◆ What needs to be done
Restate the material word for word and leave out anything that is a picture.

------ Given information ------

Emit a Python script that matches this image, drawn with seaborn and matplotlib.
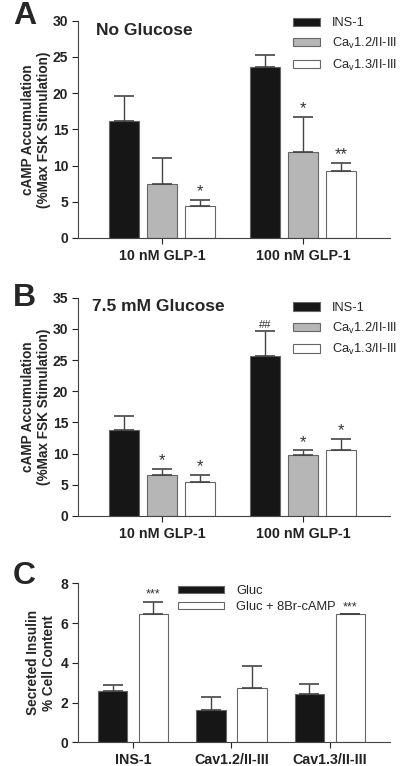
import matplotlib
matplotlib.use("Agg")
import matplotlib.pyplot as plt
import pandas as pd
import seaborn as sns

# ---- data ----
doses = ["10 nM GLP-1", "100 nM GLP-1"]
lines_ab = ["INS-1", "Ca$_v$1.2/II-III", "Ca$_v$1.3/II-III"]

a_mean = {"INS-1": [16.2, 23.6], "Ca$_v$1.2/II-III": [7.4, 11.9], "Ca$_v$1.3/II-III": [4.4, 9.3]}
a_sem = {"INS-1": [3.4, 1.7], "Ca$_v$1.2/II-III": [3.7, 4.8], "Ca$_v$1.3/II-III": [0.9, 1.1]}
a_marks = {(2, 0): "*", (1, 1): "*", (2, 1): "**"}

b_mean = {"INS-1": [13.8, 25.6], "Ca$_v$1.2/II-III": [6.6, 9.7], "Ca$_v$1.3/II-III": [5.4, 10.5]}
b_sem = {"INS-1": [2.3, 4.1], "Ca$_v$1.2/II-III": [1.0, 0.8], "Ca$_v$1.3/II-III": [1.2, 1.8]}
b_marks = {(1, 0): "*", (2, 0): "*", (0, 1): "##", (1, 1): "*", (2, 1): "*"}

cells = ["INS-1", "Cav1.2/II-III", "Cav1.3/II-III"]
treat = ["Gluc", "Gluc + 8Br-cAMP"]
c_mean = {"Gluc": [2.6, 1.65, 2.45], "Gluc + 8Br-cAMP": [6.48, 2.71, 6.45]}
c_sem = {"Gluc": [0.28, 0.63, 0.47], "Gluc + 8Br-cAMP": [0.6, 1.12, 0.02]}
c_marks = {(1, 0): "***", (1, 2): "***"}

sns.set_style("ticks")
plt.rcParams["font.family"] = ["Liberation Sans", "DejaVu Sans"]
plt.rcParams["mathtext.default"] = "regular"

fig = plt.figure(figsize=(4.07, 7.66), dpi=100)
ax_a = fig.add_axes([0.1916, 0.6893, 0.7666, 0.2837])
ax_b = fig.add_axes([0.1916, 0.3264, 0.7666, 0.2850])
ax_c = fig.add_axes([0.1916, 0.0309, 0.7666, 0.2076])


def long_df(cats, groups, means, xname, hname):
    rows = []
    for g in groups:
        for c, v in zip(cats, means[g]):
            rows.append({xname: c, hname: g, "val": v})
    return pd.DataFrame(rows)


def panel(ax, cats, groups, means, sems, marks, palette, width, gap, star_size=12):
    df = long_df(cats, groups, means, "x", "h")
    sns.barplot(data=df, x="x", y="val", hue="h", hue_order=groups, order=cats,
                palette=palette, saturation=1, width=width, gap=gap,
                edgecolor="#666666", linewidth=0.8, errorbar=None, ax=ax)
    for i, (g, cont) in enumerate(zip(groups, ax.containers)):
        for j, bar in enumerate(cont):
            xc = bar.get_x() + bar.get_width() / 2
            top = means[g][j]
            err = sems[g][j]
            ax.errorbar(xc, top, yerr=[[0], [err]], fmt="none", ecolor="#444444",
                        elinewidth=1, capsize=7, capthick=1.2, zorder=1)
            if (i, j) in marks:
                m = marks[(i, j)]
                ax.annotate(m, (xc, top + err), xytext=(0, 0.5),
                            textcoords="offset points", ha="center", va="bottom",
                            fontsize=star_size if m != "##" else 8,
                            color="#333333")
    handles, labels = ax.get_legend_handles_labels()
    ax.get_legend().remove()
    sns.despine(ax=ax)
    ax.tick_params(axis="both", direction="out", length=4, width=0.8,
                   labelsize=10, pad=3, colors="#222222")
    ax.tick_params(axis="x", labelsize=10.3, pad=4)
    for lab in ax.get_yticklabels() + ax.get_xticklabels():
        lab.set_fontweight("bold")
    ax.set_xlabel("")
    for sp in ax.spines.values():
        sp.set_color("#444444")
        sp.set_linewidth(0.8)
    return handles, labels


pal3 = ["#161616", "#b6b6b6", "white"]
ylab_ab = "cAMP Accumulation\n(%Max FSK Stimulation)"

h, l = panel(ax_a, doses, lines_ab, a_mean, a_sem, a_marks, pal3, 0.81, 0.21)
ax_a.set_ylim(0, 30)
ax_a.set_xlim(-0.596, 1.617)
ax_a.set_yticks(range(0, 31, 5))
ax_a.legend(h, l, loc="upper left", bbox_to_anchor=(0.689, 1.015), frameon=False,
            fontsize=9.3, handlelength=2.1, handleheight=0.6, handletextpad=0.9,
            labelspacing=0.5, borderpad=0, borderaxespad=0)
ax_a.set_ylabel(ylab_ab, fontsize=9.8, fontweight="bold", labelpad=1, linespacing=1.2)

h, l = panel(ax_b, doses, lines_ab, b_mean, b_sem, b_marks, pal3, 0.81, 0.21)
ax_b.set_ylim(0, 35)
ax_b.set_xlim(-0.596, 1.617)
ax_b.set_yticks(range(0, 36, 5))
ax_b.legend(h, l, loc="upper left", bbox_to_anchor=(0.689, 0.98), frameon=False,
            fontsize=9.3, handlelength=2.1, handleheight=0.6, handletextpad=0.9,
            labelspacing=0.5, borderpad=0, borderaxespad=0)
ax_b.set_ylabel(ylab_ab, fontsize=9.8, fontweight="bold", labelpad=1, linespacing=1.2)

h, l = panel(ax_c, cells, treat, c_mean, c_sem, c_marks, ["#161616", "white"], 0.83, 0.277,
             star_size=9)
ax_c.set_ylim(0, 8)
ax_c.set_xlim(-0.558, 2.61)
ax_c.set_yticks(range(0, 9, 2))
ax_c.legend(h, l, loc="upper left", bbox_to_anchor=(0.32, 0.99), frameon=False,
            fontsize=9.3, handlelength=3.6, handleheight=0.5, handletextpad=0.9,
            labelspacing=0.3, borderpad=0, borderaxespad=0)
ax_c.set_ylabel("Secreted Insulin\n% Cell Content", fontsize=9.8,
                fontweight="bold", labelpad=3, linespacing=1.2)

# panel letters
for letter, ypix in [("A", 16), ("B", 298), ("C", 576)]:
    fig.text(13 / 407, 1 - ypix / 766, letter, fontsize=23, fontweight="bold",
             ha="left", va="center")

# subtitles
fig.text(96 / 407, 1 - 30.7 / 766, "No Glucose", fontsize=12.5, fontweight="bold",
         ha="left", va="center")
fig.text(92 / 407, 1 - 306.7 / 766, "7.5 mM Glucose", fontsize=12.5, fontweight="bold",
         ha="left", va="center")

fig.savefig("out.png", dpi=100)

------

◆ The answer
Emit a Python script that matches this image, drawn with seaborn and matplotlib.
import matplotlib
matplotlib.use("Agg")
import matplotlib.pyplot as plt
import pandas as pd
import seaborn as sns

# ---- data ----
doses = ["10 nM GLP-1", "100 nM GLP-1"]
lines_ab = ["INS-1", "Ca$_v$1.2/II-III", "Ca$_v$1.3/II-III"]

a_mean = {"INS-1": [16.2, 23.6], "Ca$_v$1.2/II-III": [7.4, 11.9], "Ca$_v$1.3/II-III": [4.4, 9.3]}
a_sem = {"INS-1": [3.4, 1.7], "Ca$_v$1.2/II-III": [3.7, 4.8], "Ca$_v$1.3/II-III": [0.9, 1.1]}
a_marks = {(2, 0): "*", (1, 1): "*", (2, 1): "**"}

b_mean = {"INS-1": [13.8, 25.6], "Ca$_v$1.2/II-III": [6.6, 9.7], "Ca$_v$1.3/II-III": [5.4, 10.5]}
b_sem = {"INS-1": [2.3, 4.1], "Ca$_v$1.2/II-III": [1.0, 0.8], "Ca$_v$1.3/II-III": [1.2, 1.8]}
b_marks = {(1, 0): "*", (2, 0): "*", (0, 1): "##", (1, 1): "*", (2, 1): "*"}

cells = ["INS-1", "Cav1.2/II-III", "Cav1.3/II-III"]
treat = ["Gluc", "Gluc + 8Br-cAMP"]
c_mean = {"Gluc": [2.6, 1.65, 2.45], "Gluc + 8Br-cAMP": [6.48, 2.71, 6.45]}
c_sem = {"Gluc": [0.28, 0.63, 0.47], "Gluc + 8Br-cAMP": [0.6, 1.12, 0.02]}
c_marks = {(1, 0): "***", (1, 2): "***"}

sns.set_style("ticks")
plt.rcParams["font.family"] = ["Liberation Sans", "DejaVu Sans"]
plt.rcParams["mathtext.default"] = "regular"

fig = plt.figure(figsize=(4.07, 7.66), dpi=100)
ax_a = fig.add_axes([0.1916, 0.6893, 0.7666, 0.2837])
ax_b = fig.add_axes([0.1916, 0.3264, 0.7666, 0.2850])
ax_c = fig.add_axes([0.1916, 0.0309, 0.7666, 0.2076])


def long_df(cats, groups, means, xname, hname):
    rows = []
    for g in groups:
        for c, v in zip(cats, means[g]):
            rows.append({xname: c, hname: g, "val": v})
    return pd.DataFrame(rows)


def panel(ax, cats, groups, means, sems, marks, palette, width, gap, star_size=12):
    df = long_df(cats, groups, means, "x", "h")
    sns.barplot(data=df, x="x", y="val", hue="h", hue_order=groups, order=cats,
                palette=palette, saturation=1, width=width, gap=gap,
                edgecolor="#666666", linewidth=0.8, errorbar=None, ax=ax)
    for i, (g, cont) in enumerate(zip(groups, ax.containers)):
        for j, bar in enumerate(cont):
            xc = bar.get_x() + bar.get_width() / 2
            top = means[g][j]
            err = sems[g][j]
            ax.errorbar(xc, top, yerr=[[0], [err]], fmt="none", ecolor="#444444",
                        elinewidth=1, capsize=7, capthick=1.2, zorder=1)
            if (i, j) in marks:
                m = marks[(i, j)]
                ax.annotate(m, (xc, top + err), xytext=(0, 0.5),
                            textcoords="offset points", ha="center", va="bottom",
                            fontsize=star_size if m != "##" else 8,
                            color="#333333")
    handles, labels = ax.get_legend_handles_labels()
    ax.get_legend().remove()
    sns.despine(ax=ax)
    ax.tick_params(axis="both", direction="out", length=4, width=0.8,
                   labelsize=10, pad=3, colors="#222222")
    ax.tick_params(axis="x", labelsize=10.3, pad=4)
    for lab in ax.get_yticklabels() + ax.get_xticklabels():
        lab.set_fontweight("bold")
    ax.set_xlabel("")
    for sp in ax.spines.values():
        sp.set_color("#444444")
        sp.set_linewidth(0.8)
    return handles, labels


pal3 = ["#161616", "#b6b6b6", "white"]
ylab_ab = "cAMP Accumulation\n(%Max FSK Stimulation)"

h, l = panel(ax_a, doses, lines_ab, a_mean, a_sem, a_marks, pal3, 0.81, 0.21)
ax_a.set_ylim(0, 30)
ax_a.set_xlim(-0.596, 1.617)
ax_a.set_yticks(range(0, 31, 5))
ax_a.legend(h, l, loc="upper left", bbox_to_anchor=(0.689, 1.015), frameon=False,
            fontsize=9.3, handlelength=2.1, handleheight=0.6, handletextpad=0.9,
            labelspacing=0.5, borderpad=0, borderaxespad=0)
ax_a.set_ylabel(ylab_ab, fontsize=9.8, fontweight="bold", labelpad=1, linespacing=1.2)

h, l = panel(ax_b, doses, lines_ab, b_mean, b_sem, b_marks, pal3, 0.81, 0.21)
ax_b.set_ylim(0, 35)
ax_b.set_xlim(-0.596, 1.617)
ax_b.set_yticks(range(0, 36, 5))
ax_b.legend(h, l, loc="upper left", bbox_to_anchor=(0.689, 0.98), frameon=False,
            fontsize=9.3, handlelength=2.1, handleheight=0.6, handletextpad=0.9,
            labelspacing=0.5, borderpad=0, borderaxespad=0)
ax_b.set_ylabel(ylab_ab, fontsize=9.8, fontweight="bold", labelpad=1, linespacing=1.2)

h, l = panel(ax_c, cells, treat, c_mean, c_sem, c_marks, ["#161616", "white"], 0.83, 0.277,
             star_size=9)
ax_c.set_ylim(0, 8)
ax_c.set_xlim(-0.558, 2.61)
ax_c.set_yticks(range(0, 9, 2))
ax_c.legend(h, l, loc="upper left", bbox_to_anchor=(0.32, 0.99), frameon=False,
            fontsize=9.3, handlelength=3.6, handleheight=0.5, handletextpad=0.9,
            labelspacing=0.3, borderpad=0, borderaxespad=0)
ax_c.set_ylabel("Secreted Insulin\n% Cell Content", fontsize=9.8,
                fontweight="bold", labelpad=3, linespacing=1.2)

# panel letters
for letter, ypix in [("A", 16), ("B", 298), ("C", 576)]:
    fig.text(13 / 407, 1 - ypix / 766, letter, fontsize=23, fontweight="bold",
             ha="left", va="center")

# subtitles
fig.text(96 / 407, 1 - 30.7 / 766, "No Glucose", fontsize=12.5, fontweight="bold",
         ha="left", va="center")
fig.text(92 / 407, 1 - 306.7 / 766, "7.5 mM Glucose", fontsize=12.5, fontweight="bold",
         ha="left", va="center")

fig.savefig("out.png", dpi=100)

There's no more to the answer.